At the Heidelberg conference, speakers included scientists, authors, literature professors, and journalists. They brought together a wide range of perspectives on the ways that storytelling can be used in the world of science. The panels covered how scientists themselves can write captivating research papers without compromising their scientific value, using media such as comic books to present science to new audiences in creative ways, and the responsibilities of scientists and journalists in the era of ‘fake news’.
Many speakers echoed the idea that those wishing to misinform and manipulate are free to craft amazingly convincing narratives, without the constraints of reality. But, for scientists and science communicators, the challenge today is to make the truth of our current scientific understanding even more engaging than fiction.

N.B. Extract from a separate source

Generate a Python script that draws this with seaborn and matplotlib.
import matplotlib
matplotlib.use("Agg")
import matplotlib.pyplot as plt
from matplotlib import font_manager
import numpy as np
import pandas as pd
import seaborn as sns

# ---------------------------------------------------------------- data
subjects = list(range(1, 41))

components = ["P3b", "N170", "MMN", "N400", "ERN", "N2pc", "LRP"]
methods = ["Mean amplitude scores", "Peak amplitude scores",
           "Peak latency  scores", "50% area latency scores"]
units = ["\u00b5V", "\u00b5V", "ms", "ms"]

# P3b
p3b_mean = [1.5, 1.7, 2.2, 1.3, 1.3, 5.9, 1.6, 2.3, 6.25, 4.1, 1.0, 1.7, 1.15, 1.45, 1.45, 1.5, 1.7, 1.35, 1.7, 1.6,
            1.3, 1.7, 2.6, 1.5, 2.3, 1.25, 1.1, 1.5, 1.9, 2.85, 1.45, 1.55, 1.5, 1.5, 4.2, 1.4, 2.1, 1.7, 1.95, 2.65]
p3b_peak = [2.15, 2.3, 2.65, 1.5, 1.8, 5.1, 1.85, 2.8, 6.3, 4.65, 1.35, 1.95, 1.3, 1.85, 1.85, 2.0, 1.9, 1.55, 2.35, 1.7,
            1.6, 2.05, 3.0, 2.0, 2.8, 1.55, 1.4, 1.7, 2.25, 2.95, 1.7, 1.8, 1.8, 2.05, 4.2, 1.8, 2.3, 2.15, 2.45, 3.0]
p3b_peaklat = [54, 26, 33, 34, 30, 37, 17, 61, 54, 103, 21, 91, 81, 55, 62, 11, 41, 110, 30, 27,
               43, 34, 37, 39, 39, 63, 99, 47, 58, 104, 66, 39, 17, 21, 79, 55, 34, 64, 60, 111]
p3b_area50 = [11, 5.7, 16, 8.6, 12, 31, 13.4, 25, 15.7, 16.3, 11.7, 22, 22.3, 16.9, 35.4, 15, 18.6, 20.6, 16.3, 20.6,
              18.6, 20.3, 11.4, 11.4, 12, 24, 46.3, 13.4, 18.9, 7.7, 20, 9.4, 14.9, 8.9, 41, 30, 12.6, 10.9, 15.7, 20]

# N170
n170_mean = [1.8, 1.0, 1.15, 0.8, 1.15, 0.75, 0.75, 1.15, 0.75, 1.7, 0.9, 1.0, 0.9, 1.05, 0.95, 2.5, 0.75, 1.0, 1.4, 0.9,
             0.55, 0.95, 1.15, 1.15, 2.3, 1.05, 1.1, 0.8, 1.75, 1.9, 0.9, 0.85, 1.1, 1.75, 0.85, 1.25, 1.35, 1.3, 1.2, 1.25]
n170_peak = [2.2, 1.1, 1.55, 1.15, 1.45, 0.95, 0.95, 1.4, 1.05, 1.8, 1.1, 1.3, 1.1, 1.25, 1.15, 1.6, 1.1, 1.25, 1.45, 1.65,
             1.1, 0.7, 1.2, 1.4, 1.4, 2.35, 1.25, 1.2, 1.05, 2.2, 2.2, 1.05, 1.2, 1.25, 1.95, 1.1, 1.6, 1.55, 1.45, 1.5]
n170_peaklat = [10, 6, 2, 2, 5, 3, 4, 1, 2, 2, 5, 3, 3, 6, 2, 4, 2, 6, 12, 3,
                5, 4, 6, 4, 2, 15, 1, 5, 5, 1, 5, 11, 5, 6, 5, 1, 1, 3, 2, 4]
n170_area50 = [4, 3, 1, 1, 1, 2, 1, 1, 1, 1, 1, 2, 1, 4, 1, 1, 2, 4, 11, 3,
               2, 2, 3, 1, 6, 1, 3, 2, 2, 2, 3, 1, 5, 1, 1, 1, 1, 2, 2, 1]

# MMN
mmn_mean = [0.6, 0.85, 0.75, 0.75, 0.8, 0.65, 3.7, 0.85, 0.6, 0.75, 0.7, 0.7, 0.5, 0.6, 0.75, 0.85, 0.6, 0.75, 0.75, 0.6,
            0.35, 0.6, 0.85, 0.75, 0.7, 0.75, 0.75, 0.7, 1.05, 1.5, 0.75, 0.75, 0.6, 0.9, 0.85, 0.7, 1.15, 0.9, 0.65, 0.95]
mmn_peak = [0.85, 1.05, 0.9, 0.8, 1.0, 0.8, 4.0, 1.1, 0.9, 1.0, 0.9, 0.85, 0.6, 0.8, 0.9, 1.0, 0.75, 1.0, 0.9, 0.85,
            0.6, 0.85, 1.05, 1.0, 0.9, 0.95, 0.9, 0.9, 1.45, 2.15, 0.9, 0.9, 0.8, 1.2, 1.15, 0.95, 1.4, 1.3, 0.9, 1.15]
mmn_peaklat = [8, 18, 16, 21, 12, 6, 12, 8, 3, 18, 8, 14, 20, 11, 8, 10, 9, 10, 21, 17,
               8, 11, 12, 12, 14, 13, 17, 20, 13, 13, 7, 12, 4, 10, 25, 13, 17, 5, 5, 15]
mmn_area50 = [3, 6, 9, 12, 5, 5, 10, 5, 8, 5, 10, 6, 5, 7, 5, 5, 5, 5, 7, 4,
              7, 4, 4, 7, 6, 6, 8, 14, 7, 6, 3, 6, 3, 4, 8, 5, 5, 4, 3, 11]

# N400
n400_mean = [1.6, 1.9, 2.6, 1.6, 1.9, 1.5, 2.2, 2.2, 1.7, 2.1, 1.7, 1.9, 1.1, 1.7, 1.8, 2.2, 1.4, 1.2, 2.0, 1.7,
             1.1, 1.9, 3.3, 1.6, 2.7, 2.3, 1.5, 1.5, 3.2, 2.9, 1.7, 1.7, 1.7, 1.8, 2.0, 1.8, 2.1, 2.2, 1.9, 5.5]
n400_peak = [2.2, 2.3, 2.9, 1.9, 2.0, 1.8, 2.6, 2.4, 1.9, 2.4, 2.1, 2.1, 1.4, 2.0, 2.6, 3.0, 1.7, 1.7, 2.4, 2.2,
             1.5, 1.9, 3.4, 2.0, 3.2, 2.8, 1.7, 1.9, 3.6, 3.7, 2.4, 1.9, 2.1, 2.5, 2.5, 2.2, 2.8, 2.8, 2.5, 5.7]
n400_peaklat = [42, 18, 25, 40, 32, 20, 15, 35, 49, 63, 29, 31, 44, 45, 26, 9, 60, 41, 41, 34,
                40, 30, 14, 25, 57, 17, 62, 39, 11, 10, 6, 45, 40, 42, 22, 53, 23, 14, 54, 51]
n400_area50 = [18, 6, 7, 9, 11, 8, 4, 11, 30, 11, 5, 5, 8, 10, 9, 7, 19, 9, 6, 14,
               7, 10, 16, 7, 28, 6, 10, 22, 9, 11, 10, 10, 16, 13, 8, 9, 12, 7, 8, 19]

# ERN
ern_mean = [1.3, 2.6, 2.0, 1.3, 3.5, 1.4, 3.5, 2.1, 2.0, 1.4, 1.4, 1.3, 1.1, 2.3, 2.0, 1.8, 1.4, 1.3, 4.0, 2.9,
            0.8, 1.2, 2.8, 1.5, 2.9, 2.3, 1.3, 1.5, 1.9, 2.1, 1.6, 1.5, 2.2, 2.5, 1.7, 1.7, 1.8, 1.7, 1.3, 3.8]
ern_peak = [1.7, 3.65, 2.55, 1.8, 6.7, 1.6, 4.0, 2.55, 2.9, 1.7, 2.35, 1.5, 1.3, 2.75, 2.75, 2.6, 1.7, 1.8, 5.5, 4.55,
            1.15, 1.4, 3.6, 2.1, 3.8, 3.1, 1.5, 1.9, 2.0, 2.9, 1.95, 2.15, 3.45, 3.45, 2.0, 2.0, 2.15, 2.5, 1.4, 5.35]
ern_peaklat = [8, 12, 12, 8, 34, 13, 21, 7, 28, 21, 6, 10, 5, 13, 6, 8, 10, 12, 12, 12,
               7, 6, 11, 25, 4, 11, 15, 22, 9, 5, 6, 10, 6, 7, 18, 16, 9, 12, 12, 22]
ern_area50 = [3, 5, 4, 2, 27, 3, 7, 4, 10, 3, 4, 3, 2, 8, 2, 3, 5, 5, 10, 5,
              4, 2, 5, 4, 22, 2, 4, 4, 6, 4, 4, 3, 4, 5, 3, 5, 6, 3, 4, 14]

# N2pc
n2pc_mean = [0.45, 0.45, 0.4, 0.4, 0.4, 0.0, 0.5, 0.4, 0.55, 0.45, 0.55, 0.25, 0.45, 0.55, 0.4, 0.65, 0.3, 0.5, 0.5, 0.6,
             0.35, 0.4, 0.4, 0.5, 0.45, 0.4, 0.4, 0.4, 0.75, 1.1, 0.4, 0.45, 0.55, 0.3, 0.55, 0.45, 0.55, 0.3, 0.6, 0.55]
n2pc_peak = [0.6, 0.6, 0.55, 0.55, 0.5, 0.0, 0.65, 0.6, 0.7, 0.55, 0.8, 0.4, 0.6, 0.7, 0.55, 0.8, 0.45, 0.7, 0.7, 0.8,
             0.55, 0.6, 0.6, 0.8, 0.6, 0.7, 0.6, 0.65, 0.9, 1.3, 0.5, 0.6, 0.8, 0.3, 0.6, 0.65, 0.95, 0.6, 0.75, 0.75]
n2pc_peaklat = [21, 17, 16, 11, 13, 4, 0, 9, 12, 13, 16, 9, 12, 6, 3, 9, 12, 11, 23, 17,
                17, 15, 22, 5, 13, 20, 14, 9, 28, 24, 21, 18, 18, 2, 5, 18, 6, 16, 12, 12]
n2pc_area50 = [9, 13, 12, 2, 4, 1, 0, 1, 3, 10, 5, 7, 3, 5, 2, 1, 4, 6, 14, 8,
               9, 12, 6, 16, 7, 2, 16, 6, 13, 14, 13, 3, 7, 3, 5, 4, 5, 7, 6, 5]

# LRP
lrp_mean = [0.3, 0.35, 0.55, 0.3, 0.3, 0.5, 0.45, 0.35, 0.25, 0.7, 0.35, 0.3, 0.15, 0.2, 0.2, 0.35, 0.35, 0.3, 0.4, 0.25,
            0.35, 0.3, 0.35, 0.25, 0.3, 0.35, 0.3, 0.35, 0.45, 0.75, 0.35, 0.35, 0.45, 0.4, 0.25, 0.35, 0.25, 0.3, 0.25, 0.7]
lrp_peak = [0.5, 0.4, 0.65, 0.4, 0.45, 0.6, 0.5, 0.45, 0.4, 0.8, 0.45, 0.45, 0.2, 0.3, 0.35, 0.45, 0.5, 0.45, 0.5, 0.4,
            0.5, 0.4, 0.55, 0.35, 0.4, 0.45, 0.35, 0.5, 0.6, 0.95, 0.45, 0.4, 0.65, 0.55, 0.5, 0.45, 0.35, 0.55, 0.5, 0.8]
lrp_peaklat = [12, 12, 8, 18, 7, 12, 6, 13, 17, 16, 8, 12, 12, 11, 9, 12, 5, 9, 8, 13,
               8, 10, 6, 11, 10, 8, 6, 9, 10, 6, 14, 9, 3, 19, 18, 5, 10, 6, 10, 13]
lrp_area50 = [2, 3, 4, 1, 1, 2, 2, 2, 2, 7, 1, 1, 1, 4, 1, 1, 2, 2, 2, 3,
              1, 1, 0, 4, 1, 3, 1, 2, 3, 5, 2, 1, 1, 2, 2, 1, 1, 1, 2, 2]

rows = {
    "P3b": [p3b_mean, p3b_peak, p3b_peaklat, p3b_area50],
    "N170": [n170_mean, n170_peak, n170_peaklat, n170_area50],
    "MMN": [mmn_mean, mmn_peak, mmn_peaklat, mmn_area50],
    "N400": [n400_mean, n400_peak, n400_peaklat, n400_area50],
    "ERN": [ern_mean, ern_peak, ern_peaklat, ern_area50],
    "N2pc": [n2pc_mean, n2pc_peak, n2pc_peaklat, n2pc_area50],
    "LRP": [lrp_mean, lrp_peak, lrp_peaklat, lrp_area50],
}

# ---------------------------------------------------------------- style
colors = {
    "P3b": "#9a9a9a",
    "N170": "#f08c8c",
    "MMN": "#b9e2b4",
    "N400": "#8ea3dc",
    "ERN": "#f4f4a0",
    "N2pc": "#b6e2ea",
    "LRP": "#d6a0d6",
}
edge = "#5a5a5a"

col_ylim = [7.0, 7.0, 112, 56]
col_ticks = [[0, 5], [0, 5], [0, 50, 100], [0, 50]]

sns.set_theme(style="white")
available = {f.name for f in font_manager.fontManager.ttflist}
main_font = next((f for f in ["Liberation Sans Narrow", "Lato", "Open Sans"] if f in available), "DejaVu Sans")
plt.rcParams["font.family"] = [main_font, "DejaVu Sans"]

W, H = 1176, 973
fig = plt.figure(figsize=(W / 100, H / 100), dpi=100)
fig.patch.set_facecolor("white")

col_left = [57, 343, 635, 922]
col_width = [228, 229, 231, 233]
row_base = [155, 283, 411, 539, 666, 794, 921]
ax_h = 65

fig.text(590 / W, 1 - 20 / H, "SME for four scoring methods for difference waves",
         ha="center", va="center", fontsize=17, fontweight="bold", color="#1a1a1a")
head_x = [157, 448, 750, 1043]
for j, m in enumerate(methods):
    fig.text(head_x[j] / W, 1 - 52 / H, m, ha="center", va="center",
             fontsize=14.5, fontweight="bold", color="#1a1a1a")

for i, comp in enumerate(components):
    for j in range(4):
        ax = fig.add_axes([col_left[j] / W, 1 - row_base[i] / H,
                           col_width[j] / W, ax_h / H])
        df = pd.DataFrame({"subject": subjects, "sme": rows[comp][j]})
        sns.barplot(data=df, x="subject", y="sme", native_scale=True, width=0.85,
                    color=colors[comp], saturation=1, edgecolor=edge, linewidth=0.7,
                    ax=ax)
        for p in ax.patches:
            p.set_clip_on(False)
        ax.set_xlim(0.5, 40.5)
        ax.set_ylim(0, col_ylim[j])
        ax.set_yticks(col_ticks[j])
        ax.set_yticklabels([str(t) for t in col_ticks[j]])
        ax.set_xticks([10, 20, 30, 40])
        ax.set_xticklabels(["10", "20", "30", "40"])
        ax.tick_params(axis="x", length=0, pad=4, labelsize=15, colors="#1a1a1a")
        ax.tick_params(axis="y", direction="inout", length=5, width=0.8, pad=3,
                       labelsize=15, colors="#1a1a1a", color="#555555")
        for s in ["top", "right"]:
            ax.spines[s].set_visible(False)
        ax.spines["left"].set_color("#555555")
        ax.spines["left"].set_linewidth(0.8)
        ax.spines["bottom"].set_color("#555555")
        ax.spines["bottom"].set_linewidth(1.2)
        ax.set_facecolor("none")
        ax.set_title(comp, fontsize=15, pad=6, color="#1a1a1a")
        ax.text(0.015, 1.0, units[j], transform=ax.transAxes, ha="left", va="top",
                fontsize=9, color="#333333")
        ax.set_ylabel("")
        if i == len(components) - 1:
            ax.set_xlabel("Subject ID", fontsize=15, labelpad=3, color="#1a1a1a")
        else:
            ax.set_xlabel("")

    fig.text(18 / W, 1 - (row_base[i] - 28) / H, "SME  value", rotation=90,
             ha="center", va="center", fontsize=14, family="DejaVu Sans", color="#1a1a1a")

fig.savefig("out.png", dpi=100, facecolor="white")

The conference explored how the stereotypes around science and scientists have changed over the last 100 years of entertainment media, the growing interest for stories depicting the work of a scientist more accurately – ‘Lablit’ – and the struggle between artistic freedom and scientific accuracy in film and literature.
In the end, the event left us with its own anecdotes. The opening talk on the driving force behind many scientists – the thrill of discovery – claimed that the excitement of making a breakthrough is shared by scientists, artists, songwriters, authors and many others. This theory was immediately supported by a musical scientist in the audience: “People often ask me what connects my passions as a scientist and a rock musician,” he said. “I always tell them: absolutely nothing! But actually, you’ve hit the nail on the head, they both give me exactly the same thrill.”
Having learned so much over the two days in Heidelberg, we are better equipped to share these thrills with the world in more creative and engaging ways.